就是在山姆的书店我第一次遇上杨克林:艺术家,艺术修复家,美食家。杨克林在小说类那一边看伍德毫斯的《尤克里基》的故事,一边笑。只有了解并爱好伍德毫斯的才能理解遇上一位同样爱好伍德毫斯的人是怎么回事。只有伍德毫斯的一句话才能描写我们的见面:我笑叫着扑在他的脖子上。我们唱出了一串书中的人物:伯蒂乌斯特,基福思,尤克里基,若丝班克司,胖哥推斯特顿。

山姆摇着头,他可没时间欣赏英国上流社会的这类小喜剧;你也没法跟他解释伍德毫斯给埃坞林瓦夫和艾尔德斯赫胥黎这一类作家趟开了大路。杨克林说此时此刻,唯一应做的事是去喝上一瓶啤酒。我们还不如就乘地铁到格林尼治村那边去,他正好可以看看他的叔叔。
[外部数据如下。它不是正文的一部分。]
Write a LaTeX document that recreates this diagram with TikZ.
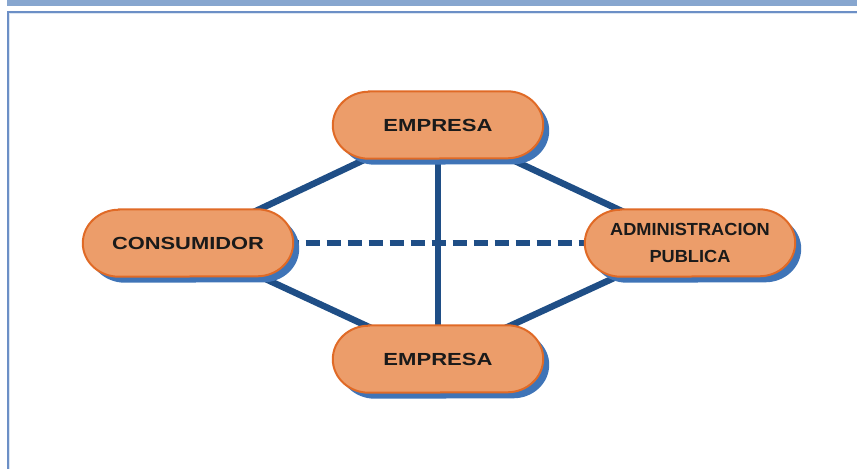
\documentclass[tikz,border=0pt]{standalone}
\usepackage{fontspec}
\usepackage{graphicx}
\setmainfont{Liberation Sans}
\definecolor{pillfill}{HTML}{EC9D6A}
\definecolor{pillborder}{HTML}{E06A26}
\definecolor{pillshadow}{HTML}{3F74B7}
\definecolor{linkblue}{HTML}{1F4E86}
\definecolor{barblue}{HTML}{87A6CF}
\definecolor{frameblue}{HTML}{6C8FC6}
\definecolor{framelight}{HTML}{DCE6F2}
\definecolor{txt}{HTML}{1A1A1A}
\pgfdeclarelayer{lines}
\pgfdeclarelayer{pills}
\pgfsetlayers{lines,pills,main}
\def\rx{36pt}
\def\ry{33.5pt}
\newcommand\pillpath[3]{%
  ([xshift=#2+\rx,yshift=#3]#1.north west) -- ([xshift=#2-\rx,yshift=#3]#1.north east)
  arc[start angle=90,end angle=-90,x radius=\rx,y radius=\ry]
  -- ([xshift=#2+\rx,yshift=#3]#1.south west)
  arc[start angle=270,end angle=90,x radius=\rx,y radius=\ry] -- cycle}
\newcommand\drawpill[1]{%
  \begin{pgfonlayer}{pills}
    \fill[pillshadow] \pillpath{#1}{6pt}{-6pt};
    \filldraw[fill=pillfill,draw=pillborder,line width=2pt] \pillpath{#1}{0pt}{0pt};
  \end{pgfonlayer}}
\tikzset{
  pill/.style={minimum width=210pt,minimum height=67pt,inner sep=0pt,align=center,
    text=txt,font=\bfseries\fontsize{17.5}{26.7}\selectfont},
  link/.style={draw=linkblue,line width=6.5pt},
  dashlink/.style={draw=linkblue,line width=6pt,dash pattern=on 14pt off 7pt,dash phase=8.5pt}
}
\begin{document}
\begin{tikzpicture}[x=1pt,y=-1pt]
\useasboundingbox (0,0) rectangle (857,469);
% header bar and frame
\fill[barblue] (7,0) rectangle (857,5.7);
\fill[frameblue] (7,11) rectangle (857,13);
\fill[frameblue] (7,11) rectangle (9,469);
\fill[framelight] (9,13) rectangle (10,469);
\fill[framelight] (9,13) rectangle (857,14);
% nodes
\node[pill] (top) at (438,125) {\raisebox{-3pt}{\scalebox{1.26}[1]{EMPRESA}}};
\node[pill] (cons) at (188,243) {\raisebox{-2pt}{\scalebox{1.25}[1]{CONSUMIDOR}}};
\node[pill] (admin) at (690,243) {\raisebox{-3pt}{\scalebox{1.04}[1]{ADMINISTRACION}}\\\raisebox{-3pt}{\scalebox{1.04}[1]{PUBLICA}}};
\node[pill] (bot) at (438,359) {\raisebox{-2pt}{\scalebox{1.26}[1]{EMPRESA}}};
\drawpill{top}
\drawpill{cons}
\drawpill{admin}
\drawpill{bot}
% connectors
\begin{pgfonlayer}{lines}
  \draw[dashlink] (cons.east) -- (admin.west);
  \draw[link] (top.center) -- (cons.center);
  \draw[link] (top.center) -- (admin.center);
  \draw[link] (bot.center) -- (cons.center);
  \draw[link] (bot.center) -- (admin.center);
  \draw[link] (top.center) -- (bot.center);
\end{pgfonlayer}
\end{tikzpicture}
\end{document}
在一家新开张的狮头酒吧喝了啤酒后,我们就去了格林尼治街。杨克林的叔叔鸠克林在那开了家书店。鸠看上去像是一部老式报纸电影中的角色:绿色眼罩,紫色橡皮筋箍着衬衫袖子。他住在书店后面,一张行军床,一间厕所,一个洗手池,一个小冰箱就是他的全部家当。每个周日,鸠克林到杨克林在蒙大格街的单元去洗个澡,吃顿晚餐。

我们走进书店时,鸠正对一名顾客说:“不,我没有阿加莎克里斯蒂的书。我卖的是书,不是娱乐。那个女人的书对一个杰西城的政客也没挑战性。”

那个顾客愤愤而去。杨克林捅了捅我,“问问他有没有伍德毫斯。”

鸠瞪着他,“你说啥,杨克儿?”

我钻了杨克林的套,“克林先生,你有没有伍德毫斯的书?”

泡沫忽的一下泛到鸠的嘴唇上。“什么什么?伍德毫斯?你的朋友,杨克儿?要不是你的朋友我非给丫扔出去。”

杨克林说我是他朋友,而且我喜欢乔治莫尔。看鸠那样子,我猜他一微笑脸准会疼,但他还是微笑了,让你看到一排排的棕色的牙根子。他指了指一架子莫尔的书。你想要哪本,杨克儿的朋友?

我试着说了莫尔的一本书,《一个年轻人的惭悔》。鸠又露出了大牙。杨克林耳语到:“你有了个新朋友。”

把爱德华达伯格介绍给鸠克林是个错误。我常在周六跟达伯格散步谈书,所以我相信两人有很多共同点:都恨平装书,不喜欢流行文学,对任何写于1899年后的东西都不信任。我还知道,鸠景仰达伯格。

他们握了手,达伯格马上像个狼似的游走于书架之间,直奔一本劳勃图书馆的朱文纳而去。他问多少钱。

“对你来说,达伯格,四美元。”

“什么,四美元?打抢啊,你这是从一个分文皆无的作家口里夺面包啊。”

鸠在绿眼罩下瞪着双眼。我挺可怜他的,没什么人能占得了达伯格的便宜。

“口里的面包,达伯格?看上去你肚子里还有些货的。”

达伯格把书扔到地上,像其他那些人一样,冲出鸠克林的书店。

我跟着他出来到了街上,听着他的怒吼,都是骂我怎么会认识这类扒手小人,还竟然把他给领到这藏污纳垢之所。

到了第二大道,他变了口气。

他说:“那是一个殡仪馆。我母亲就是从这被拉去葬在皇后区的一个烂坟场里的。我可怜的母亲!”

接着他一脚踏进一堆猫狗的污垢物。踩着一只滴着粪便的皮鞋,他挥拳问世界:“在这样一个行人可以带着他们的小狗在人行道上拉屎阔步的共和国度里,文学如何能繁容啊?!"

他说一个够哥们的朋友应当替他解带去履,想个办法清理它。我告他可以在路牙子上把鞋子刮干净,纽约人都那么干。

他一下就火了,说我是个凯尔特酒鬼,简直就是文盲,只能读些下三栏的东西,不懂丁点个友谊。

他们都走了,提姆卡斯代罗,山姆考尔顿,杨克林和鸠克林,还有爱德华达伯格。我照常去42街的图书馆,在南边的主阅览室里找个安静。北边的阅览室我躲着:全让机器给占满了。

但是管理员们还是那么和蔼可亲,乐于助人,书也都在书架子上,你还能要求什么呢?